Logistic Regression – Consequences of Unbalanced Subgroups of Categorical Variables in Logistic Regression

logisticregressionstepwise regressionunbalanced-classes

I have a dataset of around 120000 (120K) unique individuals. I am fitting a binary logistic regression, where I have around 150 variables to choose from. For the categorical variables, some are very imbalanced. For example, there is a variable that can take on Yes (=1) or No (=0). There are 119K individuals with Yes and the remaining 1K with No.

  1. What are the consequences of having such a variable in the logistic
    regression?

  2. Can it make my results unstable if I have many of these (say 10-20
    similar variables), when using stepwise (forward) or backward
    automatic selection procedures?

  3. What if the predictor / variable is not binary, but has for example
    5 categories where 1 category is largely over or underrepresented?

Best Answer

Stepwise variable selection procedures without using penalized maximum likelihood estimation are invalid. Pre-specify your model or use data reduction (unsupervised learning) first. Much has been written about this. Stepwise variable selection is highly unstable even with nothing but beautiful continuous predictors, and it badly distorts statistical properties of the result.

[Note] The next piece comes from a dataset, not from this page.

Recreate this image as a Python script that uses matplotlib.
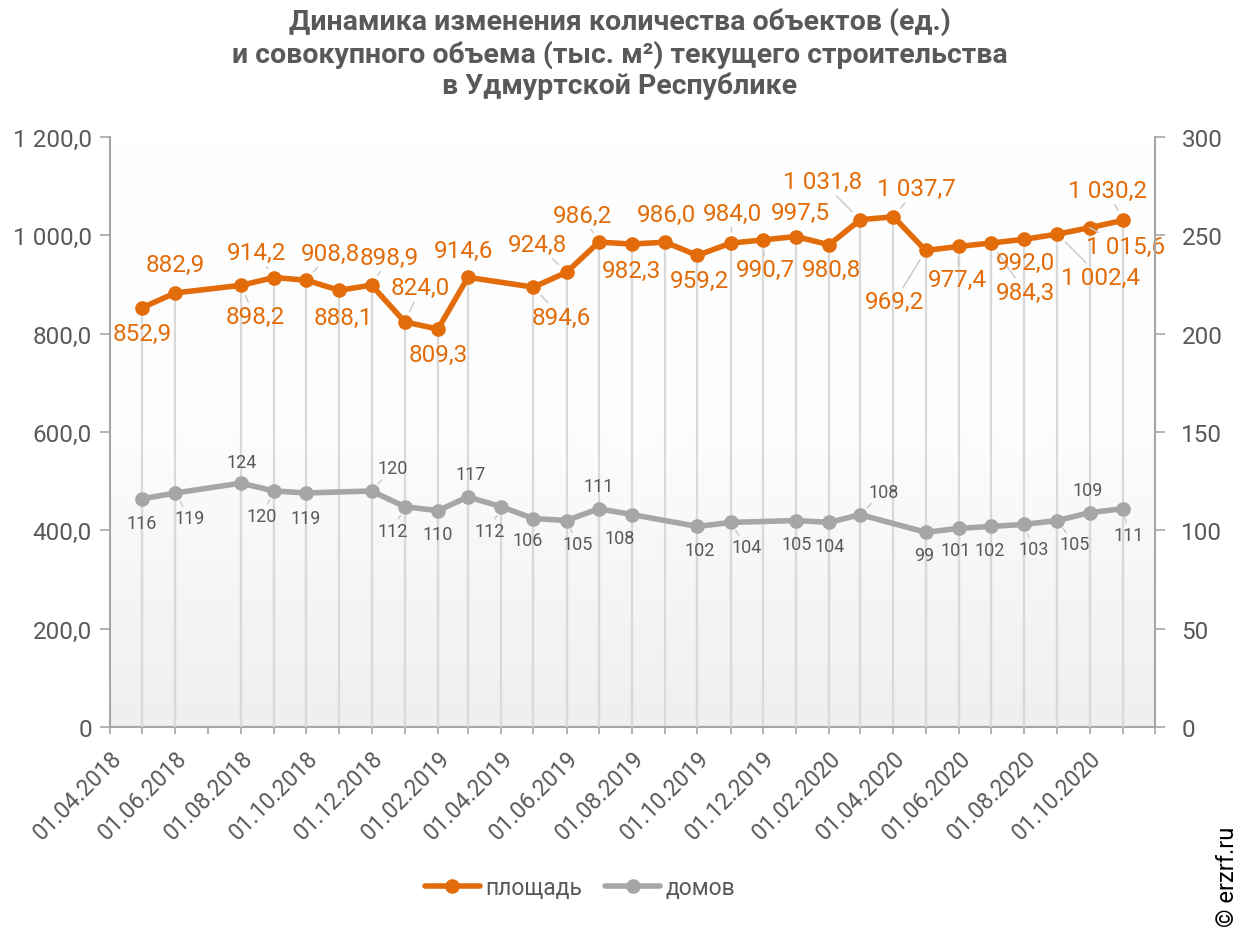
import numpy as np
import matplotlib
matplotlib.use("Agg")
import matplotlib.pyplot as plt
import matplotlib.dates as mdates
from matplotlib.ticker import FuncFormatter, MultipleLocator
from matplotlib.colors import LinearSegmentedColormap

plt.rcParams['font.family'] = ['Roboto', 'DejaVu Sans']

# ---------------- data ----------------
dates = ["2018-05-01", "2018-06-01", "2018-08-01", "2018-09-01", "2018-10-01",
         "2018-11-01", "2018-12-01", "2019-01-01", "2019-02-01", "2019-03-01",
         "2019-04-01", "2019-05-01", "2019-06-01", "2019-07-01", "2019-08-01",
         "2019-09-01", "2019-10-01", "2019-11-01", "2019-12-01", "2020-01-01",
         "2020-02-01", "2020-03-01", "2020-04-01", "2020-05-01", "2020-06-01",
         "2020-07-01", "2020-08-01", "2020-09-01", "2020-10-01", "2020-11-01"]
area = [852.9, 882.9, 898.2, 914.2, 908.8, 888.1, 898.9, 824.0, 809.3, 914.6,
        np.nan, 894.6, 924.8, 986.2, 982.3, 986.0, 959.2, 984.0, 990.7, 997.5,
        980.8, 1031.8, 1037.7, 969.2, 977.4, 984.3, 992.0, 1002.4, 1015.6, 1030.2]
houses = [116, 119, 124, 120, 119, np.nan, 120, 112, 110, 117,
          112, 106, 105, 111, 108, np.nan, 102, 104, np.nan, 105,
          104, 108, np.nan, 99, 101, 102, 103, 105, 109, 111]
series_names = ["площадь", "домов"]
title = ("Динамика изменения количества объектов (ед.)\n"
         "и совокупного объема (тыс. м²) текущего строительства\n"
         "в Удмуртской Республике")

# label offsets (pixels, x right / y down)
area_off = [(0, 26), (0, -28), (14, 31), (-17, -25), (24, -27), (4, 27), (18, -28),
            (16, -34), (0, 25), (-4, -27), (0, 0), (28, 30), (-29, -28), (-16, -27),
            (0, 26), (1, -28), (2, 25), (2, -30), (3, 30), (4, -24), (2, 25),
            (-38, -38), (23, -28), (-31, 51), (-1, 33), (34, 49), (1, 23), (43, 43),
            (36, 19), (-15, -30)]
houses_off = [(0, 24), (14, 25), (1, -21), (-12, 25), (0, 25), (0, 0), (21, -23),
              (-12, 24), (0, 23), (3, -23), (-12, 24), (-6, 21), (11, 24), (0, -23),
              (-12, 23), (0, 0), (2, 24), (16, 25), (0, 0), (1, 24), (1, 24),
              (23, -23), (0, 0), (-1, 23), (-3, 22), (-1, 24), (9, 25), (17, 24),
              (-2, -23), (6, 26)]

ORANGE = "#E36C0A"
GRAY = "#A6A6A6"
TXT = "#595959"
DROP = "#D9D9D9"

W, H = 1243, 928
fig = plt.figure(figsize=(W / 100, H / 100), dpi=100)
L, R, T, B = 110, 1155, 138, 728
ax = fig.add_axes([L / W, 1 - B / H, (R - L) / W, (B - T) / H])
ax2 = ax.twinx()

x = np.array(dates, dtype="datetime64[D]")
xn = mdates.date2num(x)
a = np.array(area, dtype=float)
h = np.array(houses, dtype=float)

xmin = mdates.date2num(np.datetime64("2018-04-01"))
xmax = mdates.date2num(np.datetime64("2020-12-01"))

# gradient background (white at top -> light gray at bottom)
grad = np.linspace(0, 1, 256).reshape(-1, 1)
cmap = LinearSegmentedColormap.from_list("bg", ["#FFFFFF", "#FDFDFD", "#EFEFEF"])
ax.imshow(grad, extent=[xmin, xmax, 0, 1200], aspect="auto", cmap=cmap,
          zorder=0, origin="upper")
ax.set_xlim(xmin, xmax)
ax.set_ylim(0, 1200)
ax2.set_ylim(0, 300)
ax2.patch.set_visible(False)

# drop lines
ma = ~np.isnan(a)
mh = ~np.isnan(h)
ax.vlines(xn[ma], 0, a[ma], color=DROP, lw=1.6, zorder=1)
ax2.vlines(xn[mh], 0, h[mh], color=DROP, lw=1.6, zorder=1)

# lines
l1, = ax.plot(xn[ma], a[ma], color=ORANGE, lw=4.0, marker="o", ms=9.5,
              zorder=3, label=series_names[0], solid_capstyle="round")
l2, = ax2.plot(xn[mh], h[mh], color=GRAY, lw=4.0, marker="o", ms=9.5,
               zorder=3, label=series_names[1], solid_capstyle="round")


def fmt_num(v, dec=1):
    return f"{v:,.{dec}f}".replace(",", " ").replace(".", ",")


for xi, v, off in zip(xn, a, area_off):
    if np.isnan(v):
        continue
    d = np.hypot(*off)
    ap = dict(arrowstyle="-", color="#C8C8C8", lw=1.0, shrinkA=0, shrinkB=8) if d > 30 else None
    ax.annotate(fmt_num(v), (xi, v), xytext=(off[0], -off[1]), textcoords="offset pixels",
                ha="center", va="center", fontsize=17.5, color=ORANGE, zorder=5,
                arrowprops=ap)

for xi, v, off in zip(xn, h, houses_off):
    if np.isnan(v):
        continue
    d = np.hypot(*off)
    ap = dict(arrowstyle="-", color="#C8C8C8", lw=1.0, shrinkA=0, shrinkB=7) if d > 26 else None
    ax2.annotate(f"{int(v)}", (xi, v), xytext=(off[0], -off[1]), textcoords="offset pixels",
                 ha="center", va="center", fontsize=13, color=TXT, zorder=5,
                 arrowprops=ap)

# axes styling
ax.spines["top"].set_visible(False)
ax2.spines["top"].set_visible(False)
ax.spines["right"].set_visible(False)
ax2.spines["left"].set_visible(False)
ax2.spines["bottom"].set_visible(False)
for sp in [ax.spines["left"], ax.spines["bottom"], ax2.spines["right"]]:
    sp.set_color(GRAY)
    sp.set_linewidth(1.5)

ax.yaxis.set_major_locator(MultipleLocator(200))
ax2.yaxis.set_major_locator(MultipleLocator(50))
ax.yaxis.set_major_formatter(FuncFormatter(lambda v, p: "0" if v == 0 else fmt_num(v)))
ax2.yaxis.set_major_formatter(FuncFormatter(lambda v, p: f"{int(v)}"))
ax.tick_params(axis="y", colors=GRAY, labelcolor=TXT, labelsize=17.5, length=7, width=1.2, pad=6)
ax2.tick_params(axis="y", colors=GRAY, labelcolor=TXT, labelsize=17.5, length=7, width=1.2, pad=12)


def xfmt(v, p):
    if v > xmax - 20:
        return ""
    return mdates.num2date(v).strftime("%d.%m.%Y")


ax.xaxis.set_major_locator(mdates.MonthLocator(bymonth=[2, 4, 6, 8, 10, 12], bymonthday=1))
ax.xaxis.set_minor_locator(mdates.MonthLocator(bymonthday=1))
ax.xaxis.set_major_formatter(FuncFormatter(xfmt))
ax.tick_params(axis="x", which="both", colors=GRAY, labelcolor=TXT, length=5, width=1.2)
ax.tick_params(axis="x", which="major", labelsize=16.5, pad=9)
for lbl in ax.get_xticklabels():
    lbl.set_rotation(45)
    lbl.set_ha("right")
    lbl.set_va("top")
    lbl.set_rotation_mode("anchor")

fig.text(620 / W, 1 - 54 / H, title, ha="center", va="center", fontsize=20.5,
         fontweight="bold", color=TXT, linespacing=1.2)

fig.legend(handles=[l1, l2], loc="center", bbox_to_anchor=(580 / W, 1 - 889 / H),
           ncol=2, frameon=False, fontsize=16.5, labelcolor=TXT, handlelength=2.4,
           columnspacing=1.0, handletextpad=0.25)

fig.text(1228 / W, 1 - 877 / H, "© erzrf.ru", rotation=90, ha="center", va="center",
         fontsize=17, color="#000000")

fig.savefig("out.png", dpi=100)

There are no bad consequences of imbalance, just a fact of life that predictions for infrequent categories will have low precision/wide confidence intervals.

When thinking of imbalance, don't think about relative frequencies but rather use absolute frequencies. If you have 1000 subjects in a category, no matter how low a proportion of the whole that is, you have an excellent information base for making estimates.